Les seuls esprits qui pussent lutter avec succès contre le froid de cette atmosphère morale, c’était une vingtaine de jeunes gens des deux sexes, qui, avec ou sans l’agrément de leurs familles, avaient vite noué entre eux des liaisons de cœur plus ou moins tendres, et qui, par leur libre réunion à presque toutes les heures du jour, se servaient de chaperons ou de confidents les uns aux autres. À cette bonne jeunesse se joignaient quelques personnes plus âgées, mais bienveillantes et d’un caractère gai, les gouvernantes comme mademoiselle Potin, la famille du pasteur, groupe choyé et considéré dans toutes les réunions champêtres, quelques vieux campagnards sans prétention et sans intrigue, le jeune médecin du baron, quand il pouvait s’échapper des griffes de son tyrannique et rusé malade ; enfin l’illustre Stangstadius, quand on pouvait s’emparer de lui et le retenir par des taquineries sous forme de compliments hyperboliques, dont il ne suspectait jamais la sincérité, même quand ils s’adressaient aux agréments de sa personne.
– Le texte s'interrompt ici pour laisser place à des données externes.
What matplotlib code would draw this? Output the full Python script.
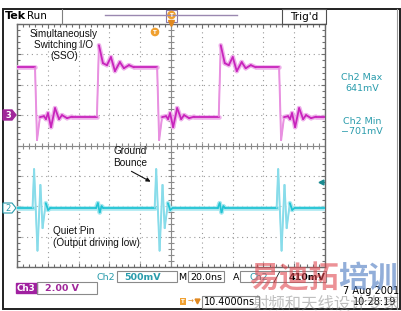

La collation de l’aftonward fut donc aussi enjouée que les autres jours, bien que le géologue n’y parût pas, et le jeune monde, comme disaient les matrones, ne s’aperçut pas de la figure soucieuse et agitée des valets, lesquels n’étaient pas aussi dupes de la légère indisposition de leur maître qu’ils voulaient bien le laisser croire à ceux d’entre eux qui faisaient métier d’espionner les autres.

Après la collation, on déclara que c’était assez écouter les exploits des chasseurs, et Martina proposa de reprendre un amusement qui avait eu beaucoup de succès la veille, et qui consistait à se cacher et à se chercher les uns les autres dans une partie des bâtiments du château. Instinctivement, on fuyait certain pavillon réservé aux appartements isolés du châtelain, et peut-être, sans en rien faire paraître, n’était-on pas fâché d’avoir le prétexte de respecter son repos pour s’éloigner également des appartements de cérémonie occupés par les grands parents. Dans les longues galeries sombres et peu fréquentées qui couronnaient les bâtiments d’enceinte, et qui ouvraient diverses communications avec les étages inférieurs, consacrés à divers usages domestiques, celliers, blanchisseries, etc., on avait un libre parcours pour se chercher et beaucoup de recoins pour se cacher. On tira au sort les groupes qui devaient se donner la chasse les uns aux autres à tour de rôle ; Marguerite se trouva avec Martina et son fiancé le lieutenant.